In uno scenario di crisi reale, dove la velocità è essenziale, questo ritardo potrebbe rivelarsi catastrofico. Un’eventuale forza alleata chiamata a supportare un paese vicino sotto attacco potrebbe arrivare troppo tardi, vanificando ogni tentativo di deterrenza.

Cartelli sulla portanza militare dei ponti in germania, di Franz Vincent

Fondi dispersi e mancanza di visione strategica

Il rapporto della Corte dei Conti rivela un’altra criticità: i fondi stanziati per la mobilità militare, già considerati insufficienti (1,7 miliardi di euro per il periodo 2021-2027), sono stati esauriti anni prima del previsto, con scarsi risultati tangibili. Peggio ancora, questi fondi sono stati dispersi in vari progetti senza una chiara visione strategica.

Invece di concentrarsi sui corridoi di trasporto più vitali per le operazioni militari, i finanziamenti sono stati distribuiti in modo frammentato.

Mentre alcune infrastrutture sono state potenziate nell’Europa orientale, il corridoio meridionale, cruciale per l’afflusso di rifornimenti verso l’Ucraina, ha ricevuto investimenti minimi. Questa mancanza di una valutazione approfondita delle esigenze da parte della Commissione Europea ha portato a un’allocazione inefficiente delle risorse.

Un futuro incerto

L’Europa si trova ora in una situazione in cui la domanda di mobilità militare supera di gran lunga i mezzi disponibili per sostenerla. La necessità di reperire ulteriori fondi è impellente, ma il problema non è solo finanziario. Serve una riforma urgente, che semplifichi le procedure burocratiche, investa in modo mirato nelle infrastrutture critiche e adotti una visione strategica coerente.
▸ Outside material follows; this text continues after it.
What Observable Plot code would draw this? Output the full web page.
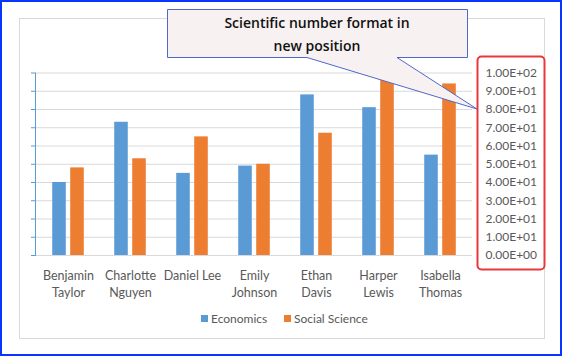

Il Meccanismo per collegare l’Europa (Connecting Europe Facility, CEF) ha stanziato fondi per la mobilità militare, sebbene il bilancio abbia subito tagli significativi rispetto alle proposte iniziali. Progetti come Rail Baltica e Via Baltica fanno parte di sforzi più ampi per migliorare la connettività, ma si tratta di soluzioni a lungo termine con sfide immediate ancora da affrontare.

La capacità dell’UE di garantire il rapido dispiegamento delle proprie forze è un elemento chiave della sua credibilità come attore geopolitico e della sua capacità di deterrenza. Senza un cambio di passo, l’Europa rischia di trovarsi impreparata proprio nel momento in cui la rapidità d’azione è più necessaria, con i suoi carri armati bloccati in un labirinto di inefficienze.

Iniziative come Rail Baltica e Via Baltica puntano al miglioramento, ma sono processi lenti. L’Unione europea deve affrontare il problema, per non rimanere impreparata di fronte ad un eventuale conflitto, con la necessità di spostare i mezzi corazzati.